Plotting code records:
★ ★ ★ ★

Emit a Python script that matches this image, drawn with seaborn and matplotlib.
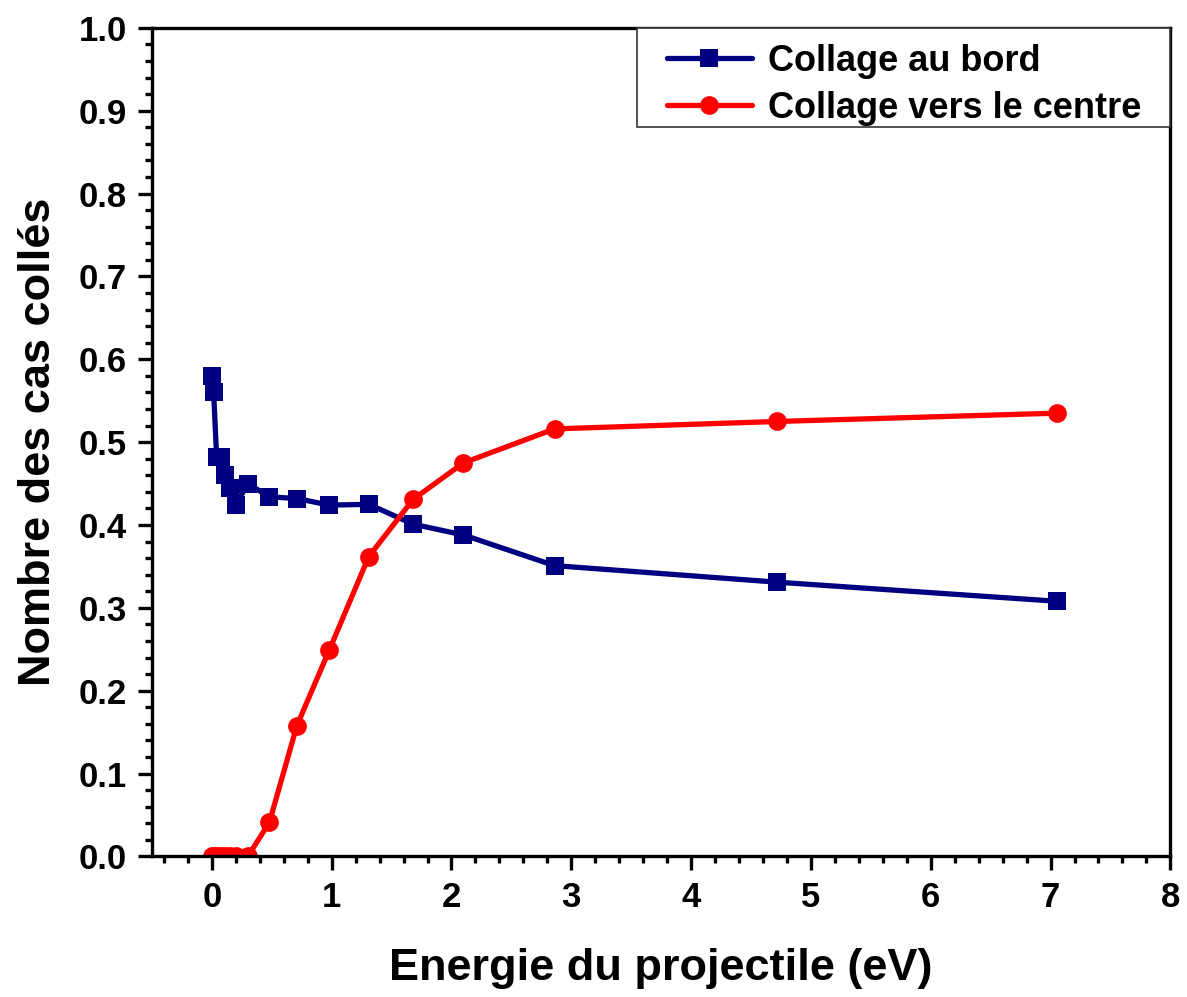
import pandas as pd
import matplotlib
matplotlib.use('Agg')
import matplotlib.pyplot as plt
import seaborn as sns
from matplotlib.patches import Rectangle
from matplotlib.ticker import MultipleLocator, AutoMinorLocator

# Valeurs
energie = [0, 0.015, 0.04, 0.075, 0.11, 0.15, 0.2, 0.3, 0.48, 0.71, 0.98,
           1.31, 1.68, 2.1, 2.86, 4.72, 7.05]
collage_bord = [0.58, 0.56, 0.482, 0.482, 0.46, 0.445, 0.424, 0.45, 0.434, 0.432,
                0.424, 0.425, 0.401, 0.388, 0.351, 0.331, 0.308]
collage_centre = [0, 0, 0, 0, 0, 0, 0, 0, 0.041, 0.158, 0.249,
                  0.362, 0.431, 0.475, 0.516, 0.525, 0.535]
series = ['Collage au bord', 'Collage vers le centre']

sns.set_style('ticks', {'axes.edgecolor': 'black', 'text.color': 'black',
                        'axes.labelcolor': 'black', 'xtick.color': 'black',
                        'ytick.color': 'black'})
plt.rcParams['font.family'] = ['Liberation Sans', 'DejaVu Sans']
plt.rcParams['font.weight'] = 'bold'

df = pd.concat([
    pd.DataFrame({'Energie': energie, 'Valeur': collage_bord, 'Série': series[0]}),
    pd.DataFrame({'Energie': energie, 'Valeur': collage_centre, 'Série': series[1]}),
])

fig = plt.figure(figsize=(11.87, 9.97), dpi=100)
ax = fig.add_axes([0.128, 0.141, 0.858, 0.831])

sns.lineplot(data=df, x='Energie', y='Valeur', hue='Série', style='Série',
             palette={series[0]: '#000080', series[1]: '#ff0000'},
             markers={series[0]: 's', series[1]: 'o'}, dashes=False,
             linewidth=3.8, markersize=13.5, markeredgewidth=0, sort=False, ax=ax)

ax.set_xlim(-0.5, 8)
ax.set_ylim(0, 1.0)
ax.xaxis.set_major_locator(MultipleLocator(1))
ax.xaxis.set_minor_locator(AutoMinorLocator(5))
ax.yaxis.set_major_locator(MultipleLocator(0.1))
ax.yaxis.set_minor_locator(AutoMinorLocator(5))
ax.yaxis.set_major_formatter(plt.FormatStrFormatter('%.1f'))

ax.tick_params(which='major', direction='out', length=10, width=2.4, labelsize=25,
               pad=8, colors='black')
ax.tick_params(which='minor', direction='out', length=5, width=2.4, colors='black')
ax.tick_params(top=False, right=False, which='both')
for lab in ax.get_xticklabels() + ax.get_yticklabels():
    lab.set_fontweight('bold')
for s in ax.spines.values():
    s.set_linewidth(2.4)
    s.set_color('black')

ax.set_xlabel('Energie du projectile (eV)', fontsize=32.5, fontweight='bold',
              labelpad=24, color='black')
ax.set_ylabel('Nombre des cas collés', fontsize=32.5, fontweight='bold',
              labelpad=14, color='black')

# legende : cadre rectangulaire plus large que le contenu
leg = ax.legend(loc='upper left', bbox_to_anchor=(667 / 1187, 1 - 44 / 997),
                bbox_transform=fig.transFigure, fontsize=26, frameon=False,
                borderpad=0, borderaxespad=0, handlelength=2.35,
                handletextpad=0.45, labelspacing=0.33)
leg.set_zorder(6)
for t in leg.get_texts():
    t.set_fontweight('bold')
    t.set_color('black')
cadre = Rectangle((637 / 1187, 1 - 127 / 997), 533 / 1187, 99 / 997,
                  transform=fig.transFigure, facecolor='white', edgecolor='#333333',
                  linewidth=1.2, zorder=5.5, clip_on=False)
ax.add_patch(cadre)

fig.savefig('out.png', dpi=100, facecolor='white')
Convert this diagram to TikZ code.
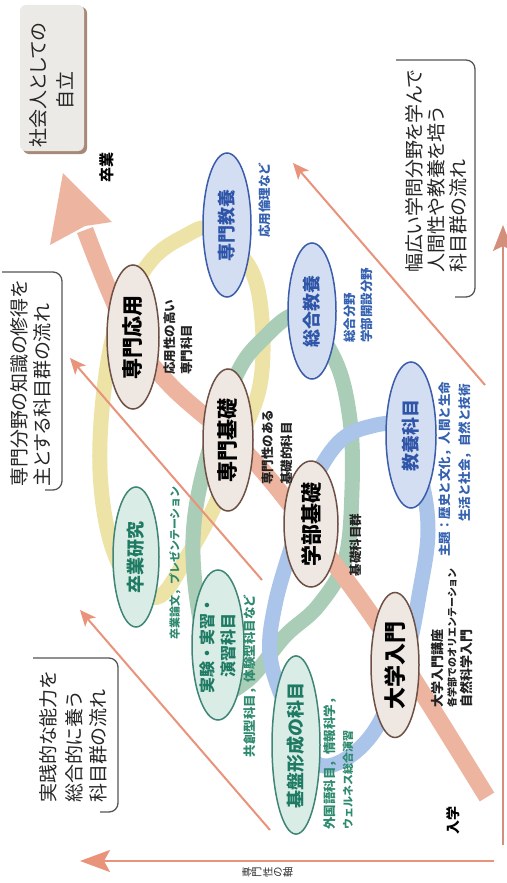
\documentclass[tikz,border=0pt]{standalone}
\usepackage{fontspec}
\setmainfont{Noto Sans CJK JP}
\newfontfamily\jpp[RawFeature=+palt]{Noto Sans CJK JP}
\usetikzlibrary{shapes.geometric,arrows.meta}
\definecolor{bF}{HTML}{D3DEF3}
\definecolor{bB}{HTML}{3B5CA8}
\definecolor{bT}{HTML}{2F55A8}
\definecolor{beF}{HTML}{EEE7E2}
\definecolor{beB}{HTML}{6E5045}
\definecolor{tF}{HTML}{D9ECE6}
\definecolor{tB}{HTML}{3F8575}
\definecolor{tT}{HTML}{1E7A62}
\definecolor{salmonC}{HTML}{EDB5A0}
\definecolor{thinC}{HTML}{E8937A}
\definecolor{yelC}{HTML}{EDE3A6}
\definecolor{greC}{HTML}{A9CDB6}
\definecolor{bluC}{HTML}{AAC5E9}
\definecolor{boxG}{HTML}{ECEAE7}
\definecolor{boxS}{HTML}{A88878}
\definecolor{brk}{HTML}{555555}
\definecolor{labB}{HTML}{3461B0}
\definecolor{labG}{HTML}{2E8A6E}
\definecolor{labK}{HTML}{222222}
\tikzset{
  ellbase/.style={ellipse, rotate=90, inner sep=0pt, line width=1.5pt, font=\bfseries\fontsize{18}{21}\selectfont},
  blueell/.style={ellbase, draw=bB, fill=bF, text=bT},
  beigeell/.style={ellbase, draw=beB, fill=beF, text=black, font=\bfseries\fontsize{21}{23}\selectfont},
  tealell/.style={ellbase, draw=tB, fill=tF, text=tT},
  lab/.style={rotate=90, inner sep=0pt, anchor=west, font=\bfseries\fontsize{12.5}{14}\selectfont},
  labc/.style={rotate=90, inner sep=0pt, anchor=center, font=\bfseries\fontsize{12.5}{14}\selectfont},
  boxtxt/.style={rotate=90, inner sep=0pt, anchor=west, font=\jpp\fontsize{19}{22}\selectfont, text=black!85},
  band/.style={line width=15pt, line cap=round},
  thinar/.style={draw=thinC, line width=2pt, -{Stealth[length=16pt,width=14pt,inset=4pt]}},
  bracket/.style={draw=brk, line width=1.3pt, rounded corners=9pt},
}
\begin{document}
\begin{tikzpicture}[x=1pt,y=-1pt]
\useasboundingbox (0,0) rectangle (506,883);
\fill[white] (0,0) rectangle (506,883);

% colored loops
\draw[band, yelC] plot[smooth cycle, tension=0.6] coordinates {(212,230) (250,268) (262,320) (260,385) (240,440) (215,505) (188,555) (160,596) (132,585) (110,540) (100,470) (104,390) (118,320) (150,262) (185,236)};
\draw[band, greC] plot[smooth cycle, tension=0.6] coordinates {(300,315) (335,360) (350,420) (352,490) (345,560) (318,606) (285,636) (248,680) (218,688) (200,620) (193,540) (205,465) (235,378) (262,340)};
\draw[band, bluC] plot[smooth cycle, tension=0.6] coordinates {(400,428) (368,427) (338,443) (312,485) (292,545) (275,605) (270,655) (285,705) (310,758) (338,763) (375,730) (405,660) (420,590) (428,530) (420,475)};

% big arrow
\draw[salmonC, line width=17pt] plot[smooth, tension=0.6] coordinates {(487,797) (395,650) (333,562) (253,460) (170,385) (125,325) (85,230)};
\fill[salmonC] (63,173) -- (112,222) -- (85,226) -- (50,245) -- cycle;

% thin arrows
\coordinate (a0) at (485,385); \coordinate (a1) at (293,163);
\coordinate (b0) at (262,580); \coordinate (b1) at (70,358);
\coordinate (c0) at (270,830); \coordinate (c1) at (80,610);
\draw[thinar] (a0) -- (a1);
\draw[thinar] (b0) -- (b1);
\draw[thinar] (c0) -- (c1);

% axes
\coordinate (x0) at (494,861); \coordinate (x1) at (80,861);
\draw[draw=thinC, line width=2.5pt, -{Stealth[length=30pt,width=22pt,inset=6pt]}] (x0) -- (x1);
\coordinate (y0) at (503,845); \coordinate (y1) at (503,225);
\draw[draw=thinC!80!gray, line width=1.5pt, -{Stealth[length=26pt,width=20pt,inset=5pt]}] (y0) -- (y1);

% boxes
\fill[boxS, rounded corners=6pt] (23,7) rectangle (87,154);
\fill[boxG, rounded corners=6pt] (20,5) rectangle (84,151);
\node[rotate=90, inner sep=0pt, font=\jpp\fontsize{19}{22}\selectfont, text=black!85] (jiritsu1) at (38,85) {社会人としての};
\node[rotate=90, inner sep=0pt, font=\jpp\fontsize{19}{22}\selectfont, text=black!85] (jiritsu2) at (65,90) {自立};

\draw[bracket] (396,60) -- (475,60) -- (475,297) -- (455,297);
\node[boxtxt] (b2l1) at (414,273) {幅広い学問分野を学んで};
\node[boxtxt] (b2l2) at (436,273) {人間性や教養を培う};
\node[boxtxt] (b2l3) at (458,273) {科目群の流れ};

\draw[bracket] (2,272) -- (62,272) -- (62,490) -- (45,490);
\node[boxtxt] (b3l1) at (19,487) {専門分野の知識の修得を};
\node[boxtxt] (b3l2) at (42,487) {主とする科目群の流れ};

\draw[bracket] (33,658) -- (118,658) -- (118,812) -- (100,812);
\node[boxtxt] (b4l1) at (48,803) {実践的な能力を};
\node[boxtxt] (b4l2) at (74,803) {総合的に養う};
\node[boxtxt] (b4l3) at (98,803) {科目群の流れ};

% ellipses
\node[blueell, minimum width=144pt, minimum height=48pt] (senkyo) at (227,225) {専門教養};
\node[blueell, minimum width=136pt, minimum height=48pt] (sogo) at (312,311) {総合教養};
\node[blueell, minimum width=146pt, minimum height=50pt] (kyoyo) at (411,435) {教養科目};
\node[beigeell, minimum width=126pt, minimum height=54pt] (gakubu) at (311,524) {学部基礎};
\node[beigeell, minimum width=142pt, minimum height=50pt] (senki) at (228,440) {専門基礎};
\node[beigeell, minimum width=144pt, minimum height=52pt] (senou) at (133,337) {専門応用};
\node[tealell, minimum width=140pt, minimum height=46pt] (sotsuken) at (136,557) {卒業研究};
\node[tealell, minimum width=150pt, minimum height=52pt, align=center, font=\bfseries\fontsize{16}{21}\selectfont] (jikken) at (218,645) {実験・実習・\\演習科目};
\node[tealell, minimum width=150pt, minimum height=48pt] (kiban) at (296,745) {基盤形成の科目};
\node[beigeell, minimum width=145pt, minimum height=48pt, font=\bfseries\fontsize{22}{24}\selectfont] (daigaku) at (395,665) {大学入門};

% labels
\node[labc, text=labB] (l1) at (265,200) {応用倫理など};
\node[lab, text=labB] (l2a) at (350,343) {総合分野};
\node[lab, text=labB] (l2b) at (367,343) {学部開設分野};
\node[lab, text=labB] (l3a) at (445,557) {主題：歴史と文化，人間と生命};
\node[lab, text=labB] (l3b) at (465,522) {生活と社会，自然と技術};
\node[labc, text=labK] (l4) at (356,545) {基礎科目群};
\node[lab, text=labK] (l5a) at (268,485) {専門性のある};
\node[lab, text=labK] (l5b) at (287,485) {基礎的科目};
\node[lab, text=labK] (l6a) at (170,375) {応用性の高い};
\node[lab, text=labK] (l6b) at (187,375) {専門科目};
\node[labc, text=labG, font=\bfseries\fontsize{11}{13}\selectfont] (l7) at (175,563) {卒業論文，プレゼンテーション};
\node[labc, text=labG] (l8) at (250,676) {共創型科目，体験型科目など};
\node[lab, text=labG] (l9a) at (330,830) {外国語科目，情報科学，};
\node[lab, text=labG, font=\bfseries\fontsize{11}{13}\selectfont] (l9b) at (348,830) {ウェルネス総合演習};
\node[lab, text=labK, font=\bfseries\fontsize{13}{14}\selectfont] (l10a) at (438,708) {大学入門講座};
\node[lab, text=labK, font=\bfseries\fontsize{10}{12}\selectfont] (l10b) at (452,708) {各学部でのオリエンテーション};
\node[lab, text=labK, font=\bfseries\fontsize{13}{14}\selectfont] (l10c) at (466,708) {自然科学入門};

\node[labc, text=black, font=\bfseries\fontsize{14}{16}\selectfont] (nyugaku) at (453,820) {入学};
\node[labc, text=black, font=\bfseries\fontsize{15}{16}\selectfont] (sotsugyo) at (107,167) {卒業};

\foreach \ch/\xx [count=\i] in {専/247,門/257,性/268,の/278,軸/288}
  \node[rotate=90, inner sep=0pt, font=\fontsize{10.5}{11}\selectfont, text=black!80] (ax\i) at (\xx,872) {\ch};
\end{tikzpicture}
\end{document}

★ ★ ★ ★

» DIRECTIONS:
Repeat the records above exactly, from the first line through the line that contains "from matplotlib.ticker import", and leave out the pictures.

» FINAL ANSWER:
Emit a Python script that matches this image, drawn with seaborn and matplotlib.
import pandas as pd
import matplotlib
matplotlib.use('Agg')
import matplotlib.pyplot as plt
import seaborn as sns
from matplotlib.patches import Rectangle
from matplotlib.ticker import MultipleLocator, AutoMinorLocator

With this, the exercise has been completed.